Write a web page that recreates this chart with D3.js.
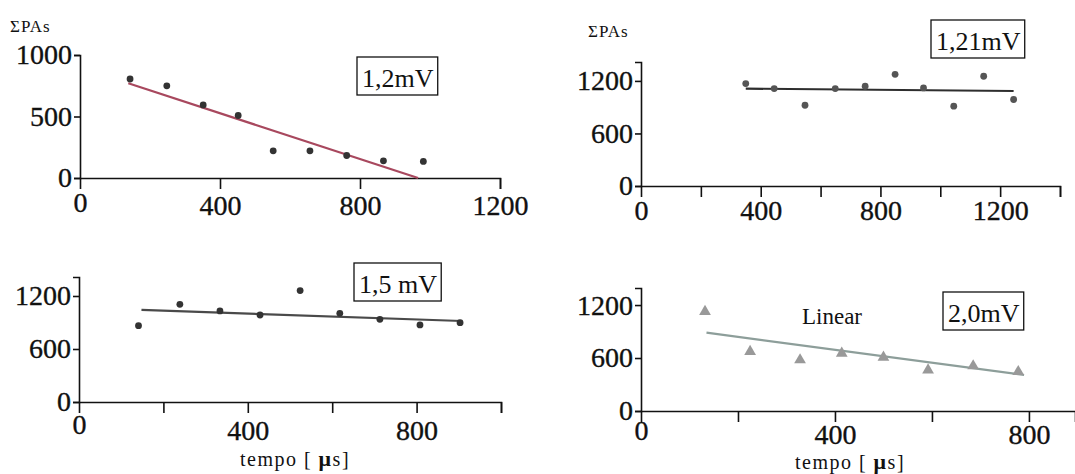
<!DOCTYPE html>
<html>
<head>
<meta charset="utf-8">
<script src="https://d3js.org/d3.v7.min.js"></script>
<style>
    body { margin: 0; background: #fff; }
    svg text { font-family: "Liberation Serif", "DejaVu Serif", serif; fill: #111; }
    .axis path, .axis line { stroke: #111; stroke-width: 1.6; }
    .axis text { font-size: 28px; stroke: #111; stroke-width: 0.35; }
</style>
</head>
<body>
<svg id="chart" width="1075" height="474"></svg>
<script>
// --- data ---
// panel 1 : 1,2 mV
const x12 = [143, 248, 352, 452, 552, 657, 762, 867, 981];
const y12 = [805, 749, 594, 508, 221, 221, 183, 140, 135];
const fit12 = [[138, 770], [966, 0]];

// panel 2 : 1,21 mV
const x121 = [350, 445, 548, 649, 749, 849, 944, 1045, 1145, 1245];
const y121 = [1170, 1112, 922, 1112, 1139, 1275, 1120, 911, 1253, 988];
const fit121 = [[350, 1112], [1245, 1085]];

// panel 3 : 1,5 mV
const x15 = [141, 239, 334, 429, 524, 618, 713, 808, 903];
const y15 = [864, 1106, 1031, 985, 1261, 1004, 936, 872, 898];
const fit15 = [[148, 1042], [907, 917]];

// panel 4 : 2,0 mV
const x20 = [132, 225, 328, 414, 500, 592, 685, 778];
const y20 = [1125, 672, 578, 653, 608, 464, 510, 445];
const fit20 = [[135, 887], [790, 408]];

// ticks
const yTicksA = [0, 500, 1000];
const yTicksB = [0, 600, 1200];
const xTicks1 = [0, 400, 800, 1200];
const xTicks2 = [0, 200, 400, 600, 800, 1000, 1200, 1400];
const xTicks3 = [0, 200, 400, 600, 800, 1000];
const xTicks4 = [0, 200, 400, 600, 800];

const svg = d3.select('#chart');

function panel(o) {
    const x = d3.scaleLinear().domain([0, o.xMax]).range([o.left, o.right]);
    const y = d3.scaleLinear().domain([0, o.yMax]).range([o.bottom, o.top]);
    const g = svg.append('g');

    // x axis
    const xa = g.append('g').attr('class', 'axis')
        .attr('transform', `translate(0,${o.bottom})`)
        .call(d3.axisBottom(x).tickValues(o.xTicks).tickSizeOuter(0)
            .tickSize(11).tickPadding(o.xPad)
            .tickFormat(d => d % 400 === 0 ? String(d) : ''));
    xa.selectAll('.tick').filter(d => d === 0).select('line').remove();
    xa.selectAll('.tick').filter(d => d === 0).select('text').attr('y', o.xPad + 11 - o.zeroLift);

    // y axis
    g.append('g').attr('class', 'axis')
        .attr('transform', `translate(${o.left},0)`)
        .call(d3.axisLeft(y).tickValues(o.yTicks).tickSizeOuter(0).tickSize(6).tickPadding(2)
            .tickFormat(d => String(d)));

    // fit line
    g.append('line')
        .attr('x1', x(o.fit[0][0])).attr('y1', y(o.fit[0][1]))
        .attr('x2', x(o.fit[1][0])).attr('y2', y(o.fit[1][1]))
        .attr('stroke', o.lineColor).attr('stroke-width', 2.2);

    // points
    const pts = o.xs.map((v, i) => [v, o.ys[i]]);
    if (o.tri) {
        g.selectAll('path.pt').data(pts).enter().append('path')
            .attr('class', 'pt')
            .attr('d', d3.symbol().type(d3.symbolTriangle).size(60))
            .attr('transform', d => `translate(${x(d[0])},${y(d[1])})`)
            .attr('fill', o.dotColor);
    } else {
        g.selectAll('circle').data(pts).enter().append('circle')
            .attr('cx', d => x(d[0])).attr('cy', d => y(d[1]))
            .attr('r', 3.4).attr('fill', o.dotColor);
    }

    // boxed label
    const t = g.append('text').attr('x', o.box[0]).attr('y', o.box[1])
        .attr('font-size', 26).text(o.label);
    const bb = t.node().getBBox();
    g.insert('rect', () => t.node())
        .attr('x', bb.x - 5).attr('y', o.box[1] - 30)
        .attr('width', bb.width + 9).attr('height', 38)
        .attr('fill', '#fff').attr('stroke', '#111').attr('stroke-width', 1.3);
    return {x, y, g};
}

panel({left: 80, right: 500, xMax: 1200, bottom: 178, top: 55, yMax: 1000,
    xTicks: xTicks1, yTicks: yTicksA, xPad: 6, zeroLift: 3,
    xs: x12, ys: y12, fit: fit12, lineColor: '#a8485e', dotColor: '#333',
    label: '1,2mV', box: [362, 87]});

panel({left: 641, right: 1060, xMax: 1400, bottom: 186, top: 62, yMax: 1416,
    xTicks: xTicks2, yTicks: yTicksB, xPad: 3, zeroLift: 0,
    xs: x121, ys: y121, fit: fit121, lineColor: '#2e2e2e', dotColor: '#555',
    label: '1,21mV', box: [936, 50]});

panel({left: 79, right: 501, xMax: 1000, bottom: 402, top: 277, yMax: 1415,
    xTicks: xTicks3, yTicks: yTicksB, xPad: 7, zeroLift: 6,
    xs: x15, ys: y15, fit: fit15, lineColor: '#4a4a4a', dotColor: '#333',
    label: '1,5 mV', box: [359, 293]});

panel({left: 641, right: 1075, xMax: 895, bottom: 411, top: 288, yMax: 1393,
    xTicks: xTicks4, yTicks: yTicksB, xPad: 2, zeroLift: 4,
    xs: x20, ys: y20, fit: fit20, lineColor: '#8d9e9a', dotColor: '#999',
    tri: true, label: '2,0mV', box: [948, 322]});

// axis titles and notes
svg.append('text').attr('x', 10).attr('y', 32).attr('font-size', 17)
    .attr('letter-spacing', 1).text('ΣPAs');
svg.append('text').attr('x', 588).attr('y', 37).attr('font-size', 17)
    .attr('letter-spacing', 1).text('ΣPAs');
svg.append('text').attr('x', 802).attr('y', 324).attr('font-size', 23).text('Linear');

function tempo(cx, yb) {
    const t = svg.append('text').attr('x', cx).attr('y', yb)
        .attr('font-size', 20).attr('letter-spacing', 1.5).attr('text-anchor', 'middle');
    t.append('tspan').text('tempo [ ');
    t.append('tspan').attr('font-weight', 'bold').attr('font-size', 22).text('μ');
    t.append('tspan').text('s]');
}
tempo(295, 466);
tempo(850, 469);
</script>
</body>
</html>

**INSTRUCTIONS TO FOLLOW:** Repeat the listing above exactly from its first line to the line containing "const fit121 = [[350, 1112], [1245, 1085]];", both included, and omit the pictures.

**TASK SOLUTION:**
Write a web page that recreates this chart with D3.js.
<!DOCTYPE html>
<html>
<head>
<meta charset="utf-8">
<script src="https://d3js.org/d3.v7.min.js"></script>
<style>
    body { margin: 0; background: #fff; }
    svg text { font-family: "Liberation Serif", "DejaVu Serif", serif; fill: #111; }
    .axis path, .axis line { stroke: #111; stroke-width: 1.6; }
    .axis text { font-size: 28px; stroke: #111; stroke-width: 0.35; }
</style>
</head>
<body>
<svg id="chart" width="1075" height="474"></svg>
<script>
// --- data ---
// panel 1 : 1,2 mV
const x12 = [143, 248, 352, 452, 552, 657, 762, 867, 981];
const y12 = [805, 749, 594, 508, 221, 221, 183, 140, 135];
const fit12 = [[138, 770], [966, 0]];

// panel 2 : 1,21 mV
const x121 = [350, 445, 548, 649, 749, 849, 944, 1045, 1145, 1245];
const y121 = [1170, 1112, 922, 1112, 1139, 1275, 1120, 911, 1253, 988];
const fit121 = [[350, 1112], [1245, 1085]];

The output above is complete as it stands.